- WHAT IS BEING ASKED -
Your task is to repeat all of the material exactly.
··· AVAILABLE DATA
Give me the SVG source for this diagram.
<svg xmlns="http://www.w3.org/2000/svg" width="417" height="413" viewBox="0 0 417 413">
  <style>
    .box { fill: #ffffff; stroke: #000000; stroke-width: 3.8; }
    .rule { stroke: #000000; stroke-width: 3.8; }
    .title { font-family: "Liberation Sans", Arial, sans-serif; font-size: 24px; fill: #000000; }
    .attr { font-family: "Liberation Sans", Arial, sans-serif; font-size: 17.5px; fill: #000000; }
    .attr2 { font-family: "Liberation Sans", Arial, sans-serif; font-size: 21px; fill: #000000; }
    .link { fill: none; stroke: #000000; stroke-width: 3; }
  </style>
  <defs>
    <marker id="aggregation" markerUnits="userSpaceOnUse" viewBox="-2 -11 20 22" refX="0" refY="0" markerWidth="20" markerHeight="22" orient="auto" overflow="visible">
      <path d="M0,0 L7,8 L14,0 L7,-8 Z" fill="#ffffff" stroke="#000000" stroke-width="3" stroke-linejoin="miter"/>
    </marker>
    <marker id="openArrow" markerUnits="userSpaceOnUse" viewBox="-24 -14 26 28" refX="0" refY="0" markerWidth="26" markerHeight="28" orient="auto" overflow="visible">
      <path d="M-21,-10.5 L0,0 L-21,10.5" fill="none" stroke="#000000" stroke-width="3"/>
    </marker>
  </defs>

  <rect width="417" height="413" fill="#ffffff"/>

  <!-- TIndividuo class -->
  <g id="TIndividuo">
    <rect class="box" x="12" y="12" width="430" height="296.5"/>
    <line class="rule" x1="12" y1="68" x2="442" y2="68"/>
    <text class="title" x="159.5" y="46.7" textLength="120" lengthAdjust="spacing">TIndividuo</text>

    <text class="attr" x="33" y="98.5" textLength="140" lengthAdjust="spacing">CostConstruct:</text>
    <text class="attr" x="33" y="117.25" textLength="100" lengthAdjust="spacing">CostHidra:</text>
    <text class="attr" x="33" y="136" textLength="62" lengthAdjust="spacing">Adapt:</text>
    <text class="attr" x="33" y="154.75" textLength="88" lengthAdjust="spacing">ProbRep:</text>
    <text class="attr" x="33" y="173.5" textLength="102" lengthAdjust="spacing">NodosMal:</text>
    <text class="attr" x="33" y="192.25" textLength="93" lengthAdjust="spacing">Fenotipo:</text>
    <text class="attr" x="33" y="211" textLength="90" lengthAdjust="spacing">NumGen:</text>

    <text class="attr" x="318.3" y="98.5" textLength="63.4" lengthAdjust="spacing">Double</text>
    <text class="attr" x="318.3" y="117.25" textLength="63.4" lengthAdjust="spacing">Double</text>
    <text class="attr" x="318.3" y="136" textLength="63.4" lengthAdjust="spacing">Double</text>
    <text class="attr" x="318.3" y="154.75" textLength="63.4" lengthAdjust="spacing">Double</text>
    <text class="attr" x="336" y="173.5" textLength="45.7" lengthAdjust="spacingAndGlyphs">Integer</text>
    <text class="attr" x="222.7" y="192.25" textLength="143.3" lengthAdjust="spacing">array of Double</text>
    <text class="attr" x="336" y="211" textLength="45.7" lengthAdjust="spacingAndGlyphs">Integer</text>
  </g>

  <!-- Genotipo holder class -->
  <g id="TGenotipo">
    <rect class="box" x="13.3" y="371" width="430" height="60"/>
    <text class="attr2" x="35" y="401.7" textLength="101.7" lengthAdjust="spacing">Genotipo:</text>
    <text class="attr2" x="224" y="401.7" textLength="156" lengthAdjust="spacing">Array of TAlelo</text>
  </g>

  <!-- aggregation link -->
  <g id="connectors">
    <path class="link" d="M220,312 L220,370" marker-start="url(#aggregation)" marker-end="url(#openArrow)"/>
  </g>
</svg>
······
- RESULT OF THE TASK -
Give me the SVG source for this diagram.
<svg xmlns="http://www.w3.org/2000/svg" width="417" height="413" viewBox="0 0 417 413">
  <style>
    .box { fill: #ffffff; stroke: #000000; stroke-width: 3.8; }
    .rule { stroke: #000000; stroke-width: 3.8; }
    .title { font-family: "Liberation Sans", Arial, sans-serif; font-size: 24px; fill: #000000; }
    .attr { font-family: "Liberation Sans", Arial, sans-serif; font-size: 17.5px; fill: #000000; }
    .attr2 { font-family: "Liberation Sans", Arial, sans-serif; font-size: 21px; fill: #000000; }
    .link { fill: none; stroke: #000000; stroke-width: 3; }
  </style>
  <defs>
    <marker id="aggregation" markerUnits="userSpaceOnUse" viewBox="-2 -11 20 22" refX="0" refY="0" markerWidth="20" markerHeight="22" orient="auto" overflow="visible">
      <path d="M0,0 L7,8 L14,0 L7,-8 Z" fill="#ffffff" stroke="#000000" stroke-width="3" stroke-linejoin="miter"/>
    </marker>
    <marker id="openArrow" markerUnits="userSpaceOnUse" viewBox="-24 -14 26 28" refX="0" refY="0" markerWidth="26" markerHeight="28" orient="auto" overflow="visible">
      <path d="M-21,-10.5 L0,0 L-21,10.5" fill="none" stroke="#000000" stroke-width="3"/>
    </marker>
  </defs>

  <rect width="417" height="413" fill="#ffffff"/>

  <!-- TIndividuo class -->
  <g id="TIndividuo">
    <rect class="box" x="12" y="12" width="430" height="296.5"/>
    <line class="rule" x1="12" y1="68" x2="442" y2="68"/>
    <text class="title" x="159.5" y="46.7" textLength="120" lengthAdjust="spacing">TIndividuo</text>

    <text class="attr" x="33" y="98.5" textLength="140" lengthAdjust="spacing">CostConstruct:</text>
    <text class="attr" x="33" y="117.25" textLength="100" lengthAdjust="spacing">CostHidra:</text>
    <text class="attr" x="33" y="136" textLength="62" lengthAdjust="spacing">Adapt:</text>
    <text class="attr" x="33" y="154.75" textLength="88" lengthAdjust="spacing">ProbRep:</text>
    <text class="attr" x="33" y="173.5" textLength="102" lengthAdjust="spacing">NodosMal:</text>
    <text class="attr" x="33" y="192.25" textLength="93" lengthAdjust="spacing">Fenotipo:</text>
    <text class="attr" x="33" y="211" textLength="90" lengthAdjust="spacing">NumGen:</text>

    <text class="attr" x="318.3" y="98.5" textLength="63.4" lengthAdjust="spacing">Double</text>
    <text class="attr" x="318.3" y="117.25" textLength="63.4" lengthAdjust="spacing">Double</text>
    <text class="attr" x="318.3" y="136" textLength="63.4" lengthAdjust="spacing">Double</text>
    <text class="attr" x="318.3" y="154.75" textLength="63.4" lengthAdjust="spacing">Double</text>
    <text class="attr" x="336" y="173.5" textLength="45.7" lengthAdjust="spacingAndGlyphs">Integer</text>
    <text class="attr" x="222.7" y="192.25" textLength="143.3" lengthAdjust="spacing">array of Double</text>
    <text class="attr" x="336" y="211" textLength="45.7" lengthAdjust="spacingAndGlyphs">Integer</text>
  </g>

  <!-- Genotipo holder class -->
  <g id="TGenotipo">
    <rect class="box" x="13.3" y="371" width="430" height="60"/>
    <text class="attr2" x="35" y="401.7" textLength="101.7" lengthAdjust="spacing">Genotipo:</text>
    <text class="attr2" x="224" y="401.7" textLength="156" lengthAdjust="spacing">Array of TAlelo</text>
  </g>

  <!-- aggregation link -->
  <g id="connectors">
    <path class="link" d="M220,312 L220,370" marker-start="url(#aggregation)" marker-end="url(#openArrow)"/>
  </g>
</svg>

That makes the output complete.